====== RECORD EXTRACTS

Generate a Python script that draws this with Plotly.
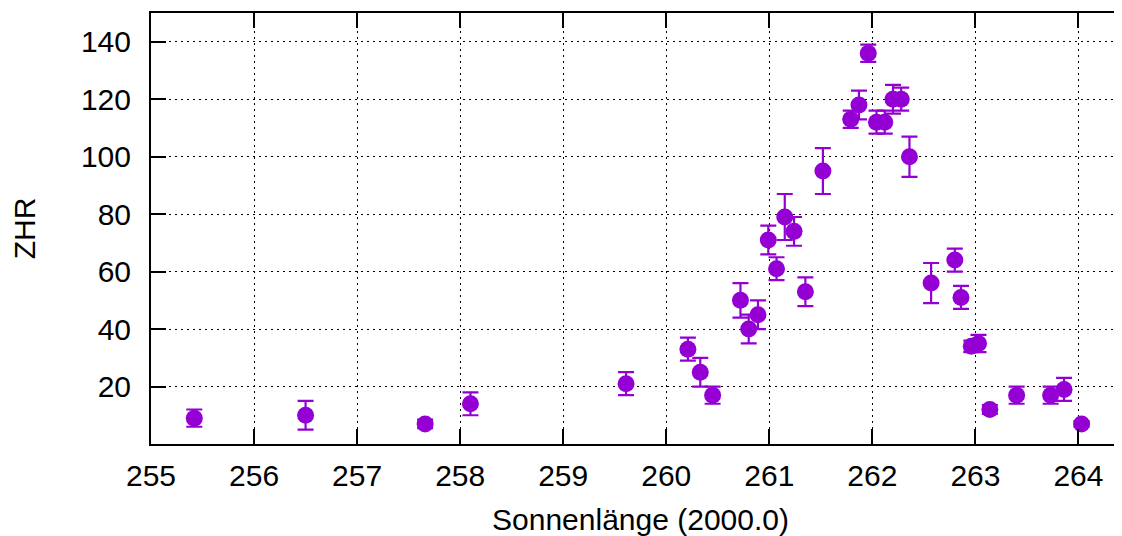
import plotly.graph_objects as go

solar_longitude = [255.42, 256.50, 257.66, 258.10, 259.61, 260.21, 260.33, 260.45,
                   260.72, 260.80, 260.89, 260.99, 261.07, 261.15, 261.24, 261.35,
                   261.52, 261.79, 261.87, 261.96, 262.04, 262.12, 262.20, 262.28,
                   262.36, 262.57, 262.80, 262.86, 262.96, 263.03, 263.14, 263.40,
                   263.73, 263.86, 264.03]
zhr = [9, 10, 7, 14, 21, 33, 25, 17,
       50, 40, 45, 71, 61, 79, 74, 53,
       95, 113, 118, 136, 112, 112, 120, 120,
       100, 56, 64, 51, 34, 35, 12, 17,
       17, 19, 7]
zhr_err = [3, 5, 1.5, 4, 4, 4, 5, 3,
           6, 5, 5, 5, 4, 8, 5, 5,
           8, 3, 5, 3, 4, 4, 5, 4,
           7, 7, 4, 4, 2, 3, 1.5, 3,
           3, 4, 1]

x_ticks = [255, 256, 257, 258, 259, 260, 261, 262, 263, 264]
y_ticks = [20, 40, 60, 80, 100, 120, 140]

color = "#9400D3"
font = "Liberation Sans, Arial, sans-serif"
fsize = 30

fig = go.Figure()
fig.add_trace(go.Scatter(
    x=solar_longitude, y=zhr, mode="markers",
    marker=dict(color=color, size=17, line=dict(width=0)),
    error_y=dict(type="data", array=zhr_err, visible=True,
                 color=color, thickness=2.2, width=8),
    showlegend=False, cliponaxis=False,
))

axis_common = dict(
    showline=True, linecolor="black", linewidth=2, mirror="ticks",
    ticks="inside", ticklen=15, tickwidth=2, tickcolor="black",
    showgrid=True, gridcolor="black", gridwidth=1, griddash="2px,4px",
    zeroline=False, automargin=False,
    tickfont=dict(family=font, size=fsize, color="black"),
)

fig.update_xaxes(range=[255, 264.5], tickvals=x_ticks,
                 title=dict(text="Sonnenlänge (2000.0)", standoff=18,
                            font=dict(family=font, size=fsize, color="black")),
                 ticklabelstandoff=4, **axis_common)
fig.update_yaxes(range=[0, 150], tickvals=y_ticks,
                 title=dict(text="ZHR", standoff=36,
                            font=dict(family=font, size=fsize, color="black")),
                 ticklabelstandoff=12, **axis_common)

fig.update_layout(
    width=1122, height=536,
    margin=dict(l=143, r=0, t=5, b=100),
    paper_bgcolor="white", plot_bgcolor="white",
    font=dict(family=font, size=fsize, color="black"),
)

fig.write_html("out.html")
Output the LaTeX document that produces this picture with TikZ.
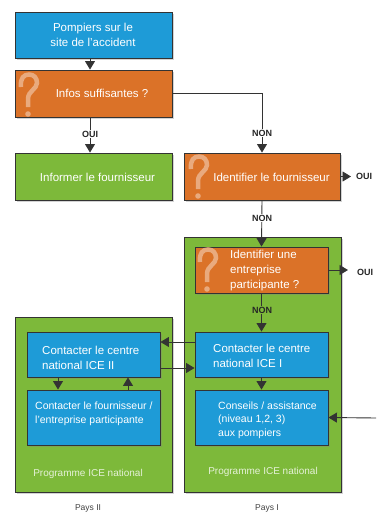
\documentclass[tikz,border=0pt]{standalone}
\usepackage{fontspec}
\setmainfont{Liberation Sans}
\usetikzlibrary{arrows.meta,shadows}
\definecolor{cblue}{HTML}{1E9BD7}
\definecolor{corange}{HTML}{DB7228}
\definecolor{cgreen}{HTML}{7DB93A}
\definecolor{cline}{HTML}{333333}
\colorlet{qmark}{corange!60!white}
\begin{document}
\begin{tikzpicture}[x=1pt,y=-1pt,
  base/.style={draw=cline,line width=0.9pt,inner sep=0pt,drop shadow={opacity=0.35,shadow xshift=1.5pt,shadow yshift=-1.5pt}},
  bluebox/.style={base,fill=cblue},
  orangebox/.style={base,fill=corange},
  greenbox/.style={base,fill=cgreen},
  txt/.style={text=white,inner sep=0pt,font=\fontsize{11.5}{15}\selectfont},
  smalltxt/.style={text=white,inner sep=0pt,font=\fontsize{10.5}{13.5}\selectfont},
  progtxt/.style={text=white!80!cgreen,inner sep=0pt,font=\fontsize{10}{12}\selectfont},
  paystxt/.style={text=black!75,inner sep=0pt,font=\fontsize{8.5}{10}\selectfont},
  lbl/.style={inner sep=1pt,font=\bfseries\fontsize{9}{10}\selectfont,text=black!85},
  conn/.style={draw=cline,line width=0.9pt},
  arr/.style={conn,-{Triangle[width=10pt,length=8.5pt]}},
  qm/.style={draw=qmark,line width=4.5pt}
]
\useasboundingbox (0,0) rectangle (376,514);

% containers
\node[greenbox,minimum width=157pt,minimum height=255pt] (pays1) at (262.5,364.5) {};
\node[greenbox,minimum width=157pt,minimum height=175pt] (pays2) at (93.5,404.5) {};

% boxes
\node[bluebox,minimum width=157pt,minimum height=46pt] (pomp) at (93.5,35) {};
\node[orangebox,minimum width=157pt,minimum height=47pt] (infos) at (93.5,93.5) {};
\node[greenbox,minimum width=157pt,minimum height=47pt] (informer) at (93.5,176.5) {};
\node[orangebox,minimum width=156pt,minimum height=47pt] (ident) at (262,176.5) {};
\node[orangebox,minimum width=133pt,minimum height=46pt] (ident2) at (261.5,270) {};
\node[bluebox,minimum width=133pt,minimum height=45pt] (ice1) at (261.5,354.5) {};
\node[bluebox,minimum width=133pt,minimum height=55pt] (conseils) at (261.5,417.5) {};
\node[bluebox,minimum width=133pt,minimum height=45pt] (ice2) at (93.5,354.5) {};
\node[bluebox,minimum width=133pt,minimum height=55pt] (fourn) at (93.5,417.5) {};

% question marks
\begin{scope}
\clip ([shift={(1,-1)}]infos.south west) rectangle ([shift={(-1,1)}]infos.north east);
\begin{scope}[shift={(19,73)}]
\draw[qm] (2,14) .. controls (1,5) and (5,1.5) .. (10,1.5) .. controls (15,1.5) and (18,5) .. (18,10) .. controls (18,16) and (9,18) .. (9,26) -- (9,34);
\fill[qmark] (9,41) circle (2.8pt);
\end{scope}
\end{scope}
\begin{scope}
\clip ([shift={(1,-1)}]ident.south west) rectangle ([shift={(-1,1)}]ident.north east);
\begin{scope}[shift={(189,155)}]
\draw[qm] (2,14) .. controls (1,5) and (5,1.5) .. (10,1.5) .. controls (15,1.5) and (18,5) .. (18,10) .. controls (18,16) and (9,18) .. (9,26) -- (9,34);
\fill[qmark] (9,41) circle (2.8pt);
\end{scope}
\end{scope}
\begin{scope}
\clip ([shift={(1,-1)}]ident2.south west) rectangle ([shift={(-1,1)}]ident2.north east);
\begin{scope}[shift={(198,248)}]
\draw[qm] (2,14) .. controls (1,5) and (5,1.5) .. (10,1.5) .. controls (15,1.5) and (18,5) .. (18,10) .. controls (18,16) and (9,18) .. (9,26) -- (9,34);
\fill[qmark] (9,41) circle (2.8pt);
\end{scope}
\end{scope}

% texts
\node[txt,align=center] (tpomp) at (93,35) {Pompiers sur le\\site de l'accident};
\node[txt] (tinfos) at (102,93) {Infos suffisantes ?};
\node[txt] (tinformer) at (97.5,177) {Informer le fournisseur};
\node[txt] (tident) at (271.5,177) {Identifier le fournisseur};
\node[txt,align=left,anchor=west,font=\fontsize{11.5}{15}\selectfont] (tident2) at (230,271) {Identifier une\\entreprise\\participante ?};
\node[txt,align=left,anchor=west] (tice1) at (213,356) {Contacter le centre\\national ICE I};
\node[smalltxt,align=left,anchor=west] (tcons) at (218,420) {Conseils / assistance\\(niveau 1,2, 3)\\aux pompiers};
\node[txt,align=left,anchor=west] (tice2) at (42,358) {Contacter le centre\\national ICE II};
\node[smalltxt,align=left,anchor=west] (tfourn) at (35,414) {Contacter le fournisseur /\\l'entreprise participante};
\node[progtxt] (prog2) at (88,474) {Programme ICE national};
\node[progtxt] (prog1) at (263,472) {Programme ICE national};
\node[paystxt] (p2) at (88,508) {Pays II};
\node[paystxt] (p1) at (267,508) {Pays I};

% connectors
\draw[arr] ([xshift=-3.5pt]pomp.south) -- ([xshift=-3.5pt]infos.north);
\draw[arr] ([xshift=-3.5pt]infos.south) -- ([xshift=-3.5pt]informer.north);
\node[lbl,fill=white] (oui1) at (90,134) {OUI};
\draw[arr] (infos.east) -| (ident.north);
\node[lbl,fill=white] (non1) at (262,133) {NON};
\coordinate (o2) at (351,176.5);
\draw[arr] (ident.east) -- (o2);
\node[lbl,anchor=west] (oui2) at (355,176) {OUI};
\draw[arr] (ident.south) -- (ident2.north);
\node[lbl,fill=white] (non2) at (262,218) {NON};
\coordinate (o3) at (348,270);
\draw[arr] (ident2.east) -- (o3);
\node[lbl,anchor=west] (oui3) at (356,272) {OUI};
\draw[arr] (ident2.south) -- (ice1.north);
\node[lbl,fill=cgreen] (non3) at (262,310) {NON};
\draw[arr] (ice1.south) -- (conseils.north);
\draw[arr] ([yshift=12.5pt]ice1.west) -- ([yshift=12.5pt]ice2.east);
\draw[arr] ([yshift=-13.5pt]ice2.east) -- ([yshift=-13.5pt]ice1.west);
\draw[arr] ([xshift=-35.5pt]ice2.south) -- ([xshift=-35.5pt]fourn.north);
\draw[arr] ([xshift=34.5pt]fourn.north) -- ([xshift=34.5pt]ice2.south);
\coordinate (ext) at (376,418);
\draw[arr] (ext) -- (conseils.east);
\end{tikzpicture}
\end{document}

============

YOUR TASK ::
Looking at the listing above, count the lines that contain "with" and give nothing but the number.

EXPECTED ANSWER ::
2